Bangemann
Cuando el Partido Popular logró el poder no lo hizo por méritos propios, pues si se le eligió fue para desbancar a un Gobierno que había terminado por agotar la paciencia de la ciudadanía, dada su incapacidad para asumir sus flagrantes responsabilidades políticas. Por eso, la victoria de Aznar en el 96 fue tan apurada, precaria y, en el fondo, inmerecida: al echar a González vencía, pero no convencía. Pero los populares disponían de toda la legislatura para cargarse de legitimidad, y para ello utilizaron con decisión y sin escrúpulos todos los recursos del poder, confiando en terminar por convencer a la ciudadanía: fue la teoría de la lluvia fina. Y semejante apuesta pareció tanto más segura cuanto más favorablemente soplaba el viento de la coyuntura económica, permitiendo que la clientela electoral del PP experimentase una sensible mejoría en sus condiciones de vida.

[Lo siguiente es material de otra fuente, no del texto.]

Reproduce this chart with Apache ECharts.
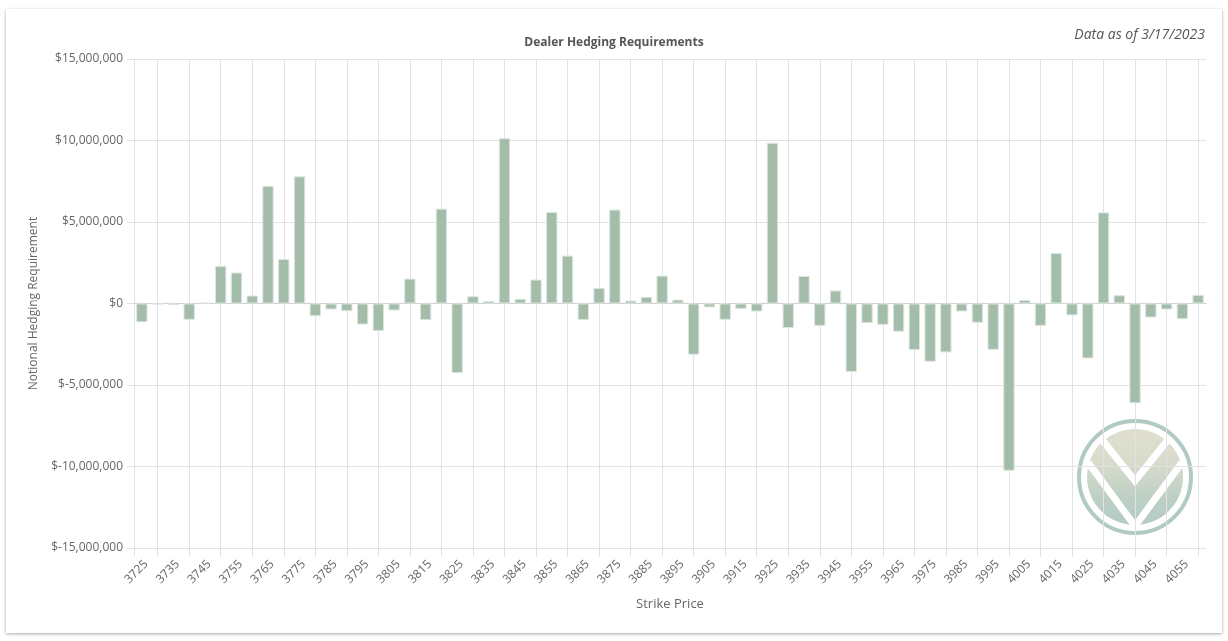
<!DOCTYPE html>
<html>
<head>
<meta charset="utf-8">
<script src="https://cdn.jsdelivr.net/npm/echarts@6/dist/echarts.min.js"></script>
<style>
html, body { margin: 0; padding: 0; background: #fff; }
.card {
  position: absolute; left: 6px; top: 9px; width: 1216px; height: 624px;
  background: #fff; box-shadow: 0 1px 3px rgba(0,0,0,0.35);
}
#chart { position: absolute; left: 0; top: 0; width: 1228px; height: 641px; }
</style>
</head>
<body>
<div class="card"></div>
<div id="chart"></div>
<script>
// strikes 3725 .. 4060, step 5
const strikes = [3725,3730,3735,3740,3745,3750,3755,3760,3765,3770,3775,3780,3785,3790,3795,3800,3805,3810,3815,3820,3825,3830,3835,3840,3845,3850,3855,3860,3865,3870,3875,3880,3885,3890,3895,3900,3905,3910,3915,3920,3925,3930,3935,3940,3945,3950,3955,3960,3965,3970,3975,3980,3985,3990,3995,4000,4005,4010,4015,4020,4025,4030,4035,4040,4045,4050,4055,4060];
// notional hedging requirement, in millions of dollars
const hedgeMillions = [-1.15,-0.06,-0.1,-1.0,0.05,2.31,1.9,0.49,7.22,2.73,7.8,-0.78,-0.37,-0.47,-1.29,-1.69,-0.43,1.53,-1.02,5.82,-4.27,0.45,0.16,10.14,0.29,1.47,5.61,2.94,-1.02,0.96,5.76,0.18,0.41,1.71,0.24,-3.14,-0.24,-1.0,-0.33,-0.49,9.86,-1.51,1.69,-1.37,0.8,-4.2,-1.2,-1.31,-1.73,-2.86,-3.57,-3.0,-0.49,-1.18,-2.84,-10.26,0.22,-1.37,3.1,-0.73,-3.37,5.59,0.51,-6.12,-0.86,-0.37,-0.96,0.53];
const yMin = -15000000, yMax = 15000000, yStep = 5000000;

const font = "'Open Sans', sans-serif";
const gridColor = "#e2e2e2";

// helper axis in half-category steps, used only for the grid lines between label pairs
const halfSteps = Array.from({ length: strikes.length * 2 + 1 }, (_, i) => i);
const gridTick = (i) => i === 0 || i % 4 === 3;

// watermark logo centre
const cx = 1135, cy = 477;

const chart = echarts.init(document.getElementById("chart"));
chart.setOption({
  backgroundColor: "transparent",
  animation: false,
  textStyle: { fontFamily: font },
  title: [
    {
      text: "Dealer Hedging Requirements",
      left: "center",
      top: 32,
      textStyle: { fontSize: 12, fontWeight: "bold", color: "#555", fontFamily: font }
    },
    {
      text: "Data as of 3/17/2023",
      right: 18,
      top: 23,
      textStyle: { fontSize: 14, fontStyle: "italic", fontWeight: "normal", color: "#555", fontFamily: font }
    }
  ],
  grid: { left: 134, right: 22, top: 59, bottom: 93 },
  xAxis: [
    {
      type: "category",
      data: strikes,
      name: "Strike Price",
      nameLocation: "middle",
      nameGap: 50,
      nameTextStyle: { fontSize: 13, color: "#666" },
      axisLine: { lineStyle: { color: "#d0d0d0" } },
      axisTick: { show: false },
      splitLine: { show: false },
      axisLabel: { interval: 1, rotate: 45, margin: 10, verticalAlign: "top", fontSize: 12, color: "#666" }
    },
    {
      type: "category",
      data: halfSteps,
      boundaryGap: false,
      position: "bottom",
      axisLine: { show: false },
      axisLabel: { show: false },
      axisTick: { show: true, interval: gridTick, length: 9, lineStyle: { color: gridColor } },
      splitLine: { show: true, interval: gridTick, lineStyle: { color: gridColor } }
    }
  ],
  yAxis: {
    type: "value",
    min: yMin,
    max: yMax,
    interval: yStep,
    name: "Notional Hedging Requirement",
    nameLocation: "middle",
    nameGap: 94,
    nameTextStyle: { fontSize: 12, color: "#666" },
    axisLine: { show: true, lineStyle: { color: gridColor } },
    axisTick: { show: true, length: 7, lineStyle: { color: gridColor } },
    splitLine: { lineStyle: { color: gridColor } },
    axisLabel: {
      margin: 11,
      fontSize: 12,
      color: "#666",
      formatter: (v) => "$" + v.toLocaleString("en-US")
    }
  },
  series: [
    {
      type: "bar",
      xAxisIndex: 0,
      data: hedgeMillions.map((v) => Math.round(v * 1000000)),
      barWidth: "72%",
      itemStyle: { color: "#a4bdab", borderColor: "#dbe6de", borderWidth: 1 }
    }
  ],
  graphic: [
    {
      type: "group",
      silent: true,
      z: 100,
      children: [
        {
          type: "circle",
          shape: { cx: cx, cy: cy, r: 56 },
          style: { fill: "none", stroke: "#a9c5bc", lineWidth: 4, opacity: 0.9 }
        },
        {
          type: "circle",
          shape: { cx: cx, cy: cy, r: 48 },
          style: {
            opacity: 0.88,
            fill: new echarts.graphic.LinearGradient(0, 0, 0, 1, [
              { offset: 0, color: "#dbdac7" },
              { offset: 0.35, color: "#d2d6c4" },
              { offset: 0.75, color: "#b2c8bc" },
              { offset: 1, color: "#a8c4bb" }
            ])
          }
        },
        {
          type: "polyline",
          shape: { points: [[cx - 34, cy - 38.5], [cx, cy + 4], [cx + 34, cy - 38.5]] },
          style: { fill: "none", stroke: "#fff", lineWidth: 7 }
        },
        {
          type: "polyline",
          shape: { points: [[cx - 47, cy - 14.7], [cx, cy + 49], [cx + 47, cy - 14.7]] },
          style: { fill: "none", stroke: "#fff", lineWidth: 7 }
        }
      ]
    }
  ]
});
</script>
</body>
</html>
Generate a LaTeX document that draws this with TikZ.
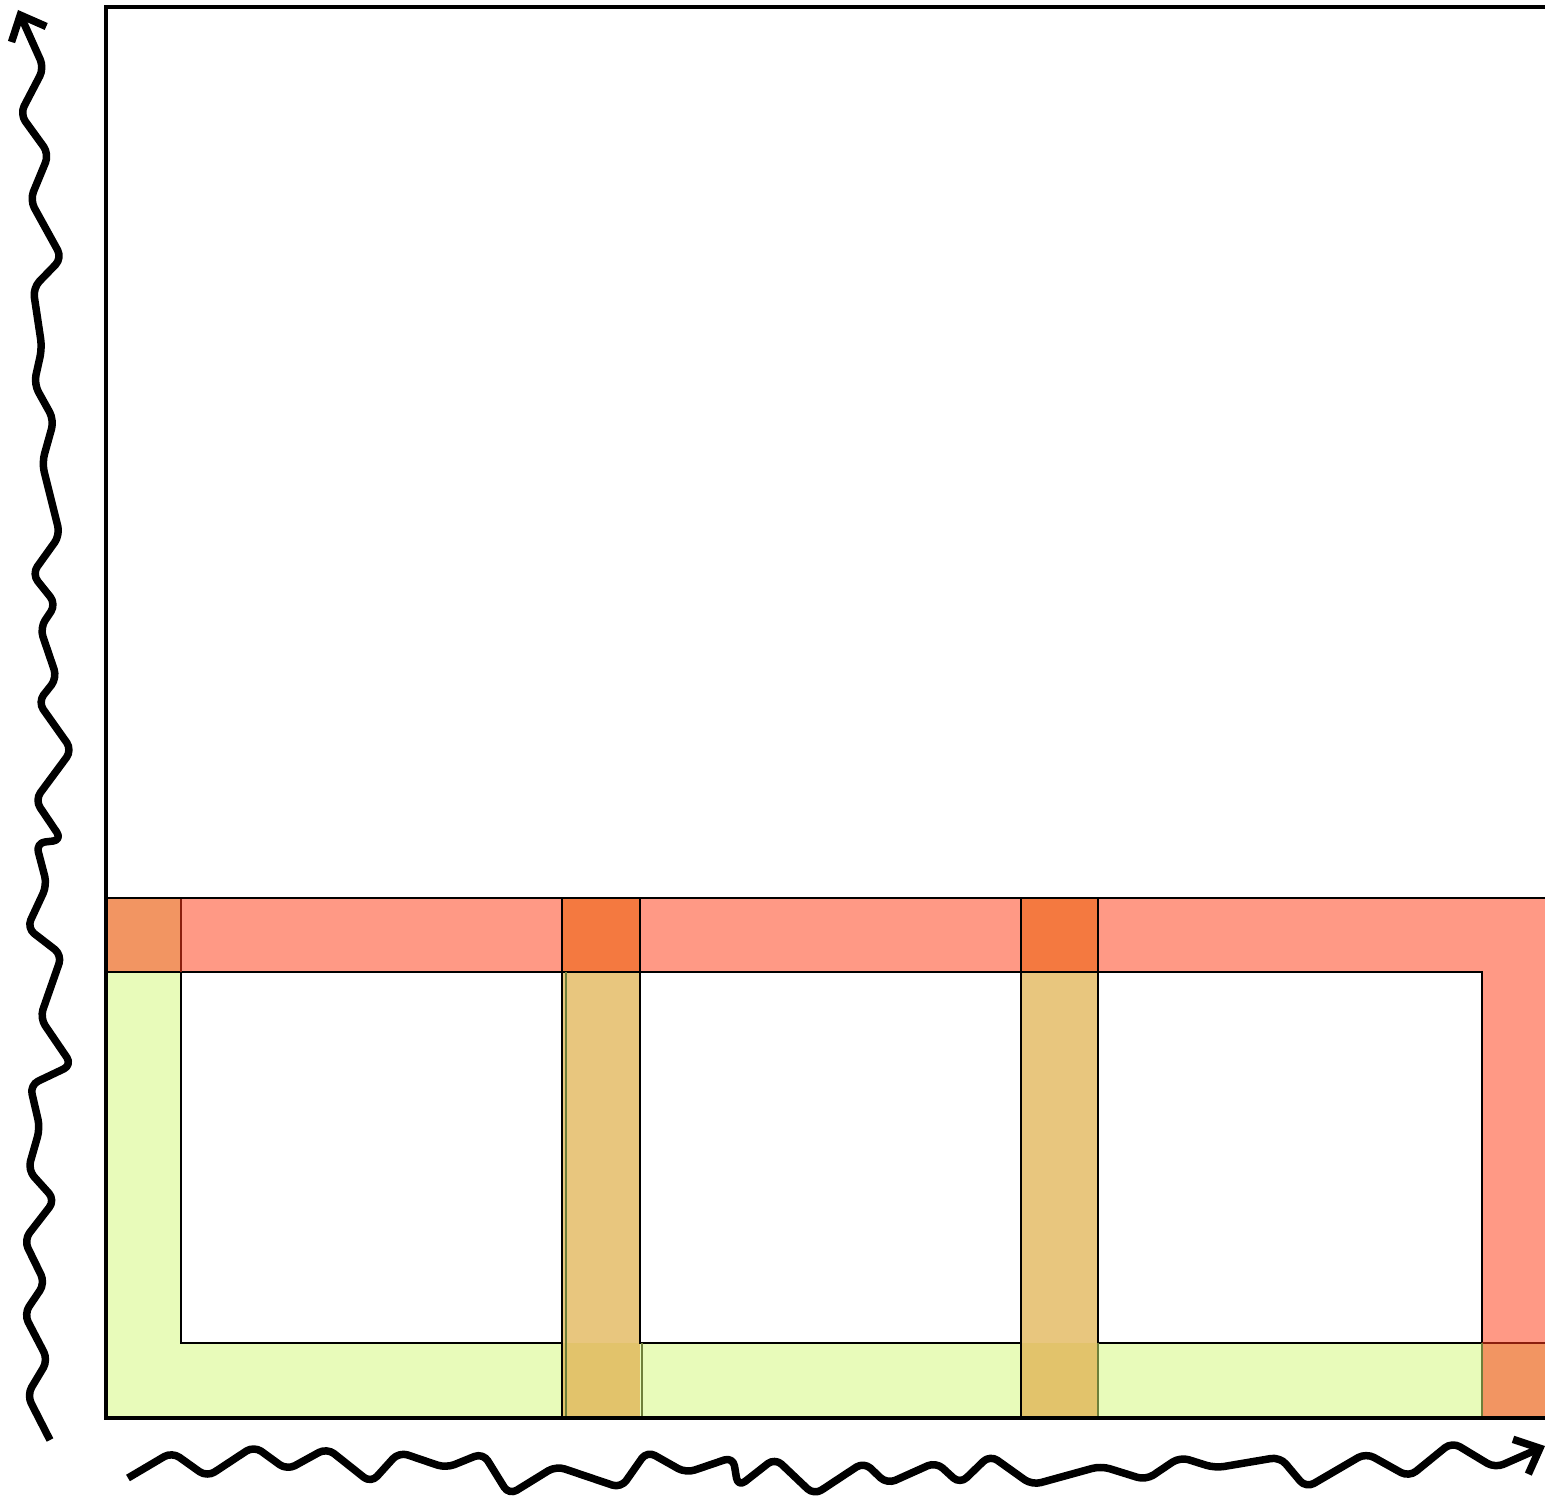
\documentclass[tikz,border=0pt]{standalone}
\usetikzlibrary{arrows.meta}
\definecolor{bandred}{HTML}{FF9985}
\definecolor{bandgreen}{HTML}{E8FBBA}
\definecolor{cornerorange}{HTML}{F29562}
\definecolor{junctionorange}{HTML}{F47940}
\definecolor{columntan}{HTML}{E8C67E}
\definecolor{junctiontan}{HTML}{E2C36B}
\definecolor{edgered}{HTML}{8A1E0E}
\definecolor{edgeolive}{HTML}{6E7F3A}
\tikzset{
  thinedge/.style={draw=black, line width=2pt},
  redge/.style={draw=edgered, line width=2pt},
  oedge/.style={draw=edgeolive, line width=1.6pt},
  frame/.style={draw=black, line width=4pt},
  wavy/.style={draw=black, line width=7.5pt, line join=round, rounded corners=9pt,
    -{Straight Barb[length=21pt,width=38pt,line cap=butt]}},
}
\begin{document}
\begin{tikzpicture}[x=1pt,y=-1pt]
\clip (0,0) rectangle (1545,1498);
\fill[white] (0,0) rectangle (1545,1498);
% coloured bands
\fill[bandred] (106,898) rectangle (1560,972);
\fill[bandred] (1482,972) rectangle (1560,1418);
\fill[bandgreen] (106,972) rectangle (181,1418);
\fill[bandgreen] (181,1343) rectangle (1482,1418);
\fill[cornerorange] (106,898) rectangle (181,972);
\fill[cornerorange] (1482,1343) rectangle (1560,1418);
\foreach \a/\b in {562/640,1021/1098}{
  \fill[junctionorange] (\a,898) rectangle (\b,972);
  \fill[columntan] (\a,972) rectangle (\b,1343);
  \fill[junctiontan] (\a,1343) rectangle (\b,1418);
}
% inner tiles
\draw[thinedge] (181,972) rectangle (562,1343);
\draw[thinedge] (640,972) rectangle (1021,1343);
\draw[thinedge] (1098,972) rectangle (1482,1343);
\draw[thinedge] (106,972) -- (1482,972);
\draw[thinedge] (562,898) -- (562,1418);
\draw[thinedge] (1021,898) -- (1021,1418);
\draw[thinedge] (640,898) -- (640,972);
\draw[thinedge] (1098,898) -- (1098,972);
\draw[redge] (181,898) -- (181,972);
\draw[redge] (1482,1343) -- (1560,1343);
\draw[oedge] (566,972) -- (566,1418);
\draw[oedge] (642,1343) -- (642,1418);
\draw[oedge] (1098,1343) -- (1098,1418);
\draw[oedge] (1482,1343) -- (1482,1418);
\draw[black, line width=2.6pt] (106,898) -- (1560,898);
% outer frame
\draw[frame] (1560,7) -- (106,7) -- (106,1418) -- (1560,1418);
% wavy vertical axis
\draw[wavy] (50,1440) -- (27,1395) -- (48,1360) -- (24,1314) -- (45,1283) -- (24,1240)
  -- (55,1200) -- (28,1170) -- (40,1128) -- (30,1085) -- (72,1065) -- (40,1018)
  -- (62,955) -- (27,928) -- (47,885) -- (36,843) -- (62,840) -- (35,800)
  -- (72,750) -- (38,702) -- (57,678) -- (40,628) -- (56,604) -- (32,574)
  -- (60,535) -- (42,463) -- (54,420) -- (34,384) -- (42,348) -- (33,288)
  -- (62,258) -- (30,200) -- (49,154) -- (20,114) -- (44,68) -- (18,10);
% wavy horizontal axis
\draw[wavy] (128,1478) -- (172,1452) -- (207,1477) -- (254,1446) -- (287,1470)
  -- (327,1448) -- (371,1483) -- (399,1452) -- (446,1468) -- (483,1453)
  -- (509,1495) -- (556,1466) -- (621,1488) -- (647,1451) -- (686,1473)
  -- (733,1457) -- (738,1487) -- (775,1458) -- (814,1495) -- (864,1462)
  -- (887,1484) -- (936,1462) -- (960,1484) -- (990,1455) -- (1032,1485)
  -- (1101,1466) -- (1146,1480) -- (1180,1457) -- (1215,1468) -- (1280,1457)
  -- (1306,1488) -- (1366,1453) -- (1409,1477) -- (1452,1442) -- (1495,1468)
  -- (1545,1446);
\end{tikzpicture}
\end{document}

Por ello, Aznar y su equipo se creían con derecho a esperar que al final de la legislatura sus votantes, agradecidos, les premiarían con una ampliación de su mayoría electoral, convalidando su victoria del 96 hasta convertirla en convicción legítima. Sin embargo, no ha sido así, pues los resultados del 13-J han arruinado las expectativas de mayoría suficiente o absoluta, retrotrayendo la correlación de fuerzas al punto inicial de partida.
Lo cual supone una derrota si lo consideramos en términos del ciclo de vida del poder popular, que, lejos de crecer y desarrollarse como cabía esperar, se ha estancado, si es que no ha comenzado a entrar en regresión, abortando su despegue hacia la estabilización autosostenida.
Contra pronóstico, la clientela popular no ha crecido mientras sí lo ha hecho, a costa de IU, la socialista. Es verdad que las clases medias de las ciudades más pobladas todavía prefieren votar al PP (configurando lo que, hoy por hoy, es el techo de González), pero eso puede cambiar en cuanto se invierta el ciclo alcista de la economía, pues los electorados urbanos son muy elásticos ante el efecto renta, cambiando de opción al compás de la coyuntura.
¿Qué ha pasado para que, cuando lo tenía casi todo a favor, Aznar no haya terminado de convencer a la clientela? Si renunciamos a las explicaciones sentimentales, basadas en la política del amor y el temor, podremos fijarnos en un indicador indirecto como es la capacidad para encontrar aliados, en todo semejante a la de convencer a electores.
En el 95 y el 96 el único partido apestado era el PSOE, al que no quería votar y con el que no quería pactar casi nadie; y, en cambio, el PP hallaba electores y aliados a diestro y siniestro, con nacionalistas e IU. Pues bien, hoy se han invertido las tornas: quien pacta a diestro y siniestro es el PSOE y el único apestado parece el PP, con el que no desea mezclarse casi nadie. ¿Por qué? ¿Es que ya se ha olvidado o ya se le ha perdonado su pasada corrupción al PSOE? No exactamente.
Lo que sucede es que, en el 96, el PSOE pasaba por ser el único pozo de corrupción, pareciendo el PP incorruptible: de ahí que aquél fuera el apestado y éste el exorcista. Pues bien, hoy ese reparto de papeles ya no se lo puede creer nadie, dado que el PP ha demostrado ser tan clientelar, patrimonialista y oligárquico como antaño lo fuera el PSOE. Sólo que lo ha hecho perfeccionando con mucha mayor impunidad el blindaje legal de su ingeniería corruptelar, canalizada a través de la creativa privatización de las antiguas empresas públicas, lo que le ha permitido comprarse una opinión pública servil, adicta y domesticada.
Se hunde así la apariencia de incorruptibilidad en que se basaba la imagen del PP, poniendo al descubierto su auténtica condición apestada, que nada tiene que envidiar a la que antaño el PSOE monopolizaba.
Y la mejor prueba es cómo ha reaccionado el entorno de Aznar ante su fracaso del 13-J; para tapar su mala imagen, no se les ha ocurrido nada mejor que fichar al corruptible comisario Bangemann, con unas formas morales sólo comparables a las que se estilan por los pagos de Marbella. Y esto no hay ciudadanía moderna y democrática que lo tolere sin que se le caiga la cara de vergüenza.